Task material
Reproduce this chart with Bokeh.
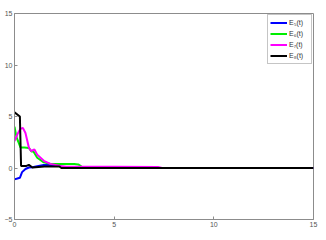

==

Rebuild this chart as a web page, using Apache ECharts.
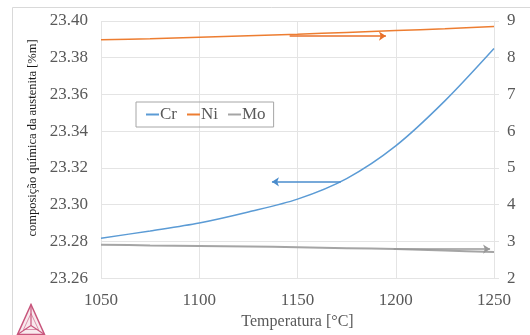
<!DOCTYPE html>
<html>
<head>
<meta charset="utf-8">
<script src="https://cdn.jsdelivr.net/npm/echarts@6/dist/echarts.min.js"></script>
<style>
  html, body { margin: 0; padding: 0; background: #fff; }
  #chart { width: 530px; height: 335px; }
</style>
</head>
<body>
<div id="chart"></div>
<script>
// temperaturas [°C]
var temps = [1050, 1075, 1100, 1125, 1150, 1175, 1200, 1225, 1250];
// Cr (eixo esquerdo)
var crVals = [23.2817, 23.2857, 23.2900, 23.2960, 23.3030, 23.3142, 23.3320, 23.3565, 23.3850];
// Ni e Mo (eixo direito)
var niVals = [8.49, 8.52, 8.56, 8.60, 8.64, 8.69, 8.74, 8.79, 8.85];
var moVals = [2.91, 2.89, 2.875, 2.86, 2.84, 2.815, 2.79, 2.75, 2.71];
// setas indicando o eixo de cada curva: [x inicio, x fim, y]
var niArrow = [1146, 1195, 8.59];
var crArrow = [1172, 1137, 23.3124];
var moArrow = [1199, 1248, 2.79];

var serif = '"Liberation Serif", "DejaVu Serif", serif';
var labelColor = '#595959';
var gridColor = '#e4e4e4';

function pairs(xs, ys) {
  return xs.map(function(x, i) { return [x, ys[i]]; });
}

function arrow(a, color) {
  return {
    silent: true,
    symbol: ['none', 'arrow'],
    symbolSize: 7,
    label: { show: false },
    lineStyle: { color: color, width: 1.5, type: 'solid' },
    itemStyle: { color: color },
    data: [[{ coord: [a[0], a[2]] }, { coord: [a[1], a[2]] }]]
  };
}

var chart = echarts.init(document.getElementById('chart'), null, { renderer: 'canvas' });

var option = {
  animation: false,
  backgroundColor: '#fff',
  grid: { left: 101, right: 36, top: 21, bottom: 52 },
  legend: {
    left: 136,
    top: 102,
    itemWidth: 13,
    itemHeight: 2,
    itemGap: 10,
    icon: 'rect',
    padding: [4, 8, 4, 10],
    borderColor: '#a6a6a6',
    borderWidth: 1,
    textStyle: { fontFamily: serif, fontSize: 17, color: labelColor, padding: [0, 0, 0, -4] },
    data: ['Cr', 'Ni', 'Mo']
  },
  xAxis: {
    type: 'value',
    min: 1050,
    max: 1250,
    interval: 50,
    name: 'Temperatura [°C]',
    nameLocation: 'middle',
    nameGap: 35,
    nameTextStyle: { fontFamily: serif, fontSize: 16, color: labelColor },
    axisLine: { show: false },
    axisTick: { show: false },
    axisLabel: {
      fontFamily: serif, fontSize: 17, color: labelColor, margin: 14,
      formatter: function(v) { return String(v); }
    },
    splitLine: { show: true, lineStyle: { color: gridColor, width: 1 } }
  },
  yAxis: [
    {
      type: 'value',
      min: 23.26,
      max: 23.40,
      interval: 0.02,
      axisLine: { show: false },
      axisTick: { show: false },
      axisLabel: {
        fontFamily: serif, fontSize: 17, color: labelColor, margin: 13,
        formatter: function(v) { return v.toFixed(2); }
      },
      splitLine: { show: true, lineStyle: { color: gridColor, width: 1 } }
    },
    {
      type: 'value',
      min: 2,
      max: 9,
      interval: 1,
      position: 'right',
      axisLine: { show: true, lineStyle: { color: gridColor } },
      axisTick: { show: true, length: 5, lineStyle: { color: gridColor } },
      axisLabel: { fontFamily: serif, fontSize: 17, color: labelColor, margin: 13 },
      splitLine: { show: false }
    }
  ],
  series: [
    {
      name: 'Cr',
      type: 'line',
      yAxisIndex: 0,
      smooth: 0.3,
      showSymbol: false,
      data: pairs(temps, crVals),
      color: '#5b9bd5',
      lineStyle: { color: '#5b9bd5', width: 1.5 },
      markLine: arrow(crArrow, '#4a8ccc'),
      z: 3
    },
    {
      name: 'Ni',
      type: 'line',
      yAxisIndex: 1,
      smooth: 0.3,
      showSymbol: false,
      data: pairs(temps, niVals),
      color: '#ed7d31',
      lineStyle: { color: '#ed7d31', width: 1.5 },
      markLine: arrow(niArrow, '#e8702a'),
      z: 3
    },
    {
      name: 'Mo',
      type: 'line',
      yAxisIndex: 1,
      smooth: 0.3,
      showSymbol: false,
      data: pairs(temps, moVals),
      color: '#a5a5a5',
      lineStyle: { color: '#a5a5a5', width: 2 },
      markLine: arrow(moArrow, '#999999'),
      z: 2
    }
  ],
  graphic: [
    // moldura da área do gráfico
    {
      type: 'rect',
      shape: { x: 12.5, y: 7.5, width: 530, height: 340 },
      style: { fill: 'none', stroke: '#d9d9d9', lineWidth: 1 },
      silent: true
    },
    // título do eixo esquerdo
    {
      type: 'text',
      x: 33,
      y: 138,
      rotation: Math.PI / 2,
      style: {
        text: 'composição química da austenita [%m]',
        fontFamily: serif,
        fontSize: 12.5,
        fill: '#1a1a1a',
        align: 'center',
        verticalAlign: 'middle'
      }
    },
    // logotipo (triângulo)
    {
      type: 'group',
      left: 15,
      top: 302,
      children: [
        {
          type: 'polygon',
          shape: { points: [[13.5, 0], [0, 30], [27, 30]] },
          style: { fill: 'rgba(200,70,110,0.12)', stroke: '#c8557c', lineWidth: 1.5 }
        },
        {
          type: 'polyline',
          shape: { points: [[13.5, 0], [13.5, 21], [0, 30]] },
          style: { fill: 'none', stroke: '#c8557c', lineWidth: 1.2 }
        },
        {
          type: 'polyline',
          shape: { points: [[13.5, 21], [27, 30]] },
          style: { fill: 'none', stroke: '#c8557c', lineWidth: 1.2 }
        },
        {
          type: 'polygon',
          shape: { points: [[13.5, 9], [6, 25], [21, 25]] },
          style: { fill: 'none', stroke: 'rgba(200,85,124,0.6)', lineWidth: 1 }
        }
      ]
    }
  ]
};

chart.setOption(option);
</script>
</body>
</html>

Task description
Search the listing above for the string "this". Copy every line that contains it.

Correct result
Reproduce this chart with Bokeh.
Rebuild this chart as a web page, using Apache ECharts.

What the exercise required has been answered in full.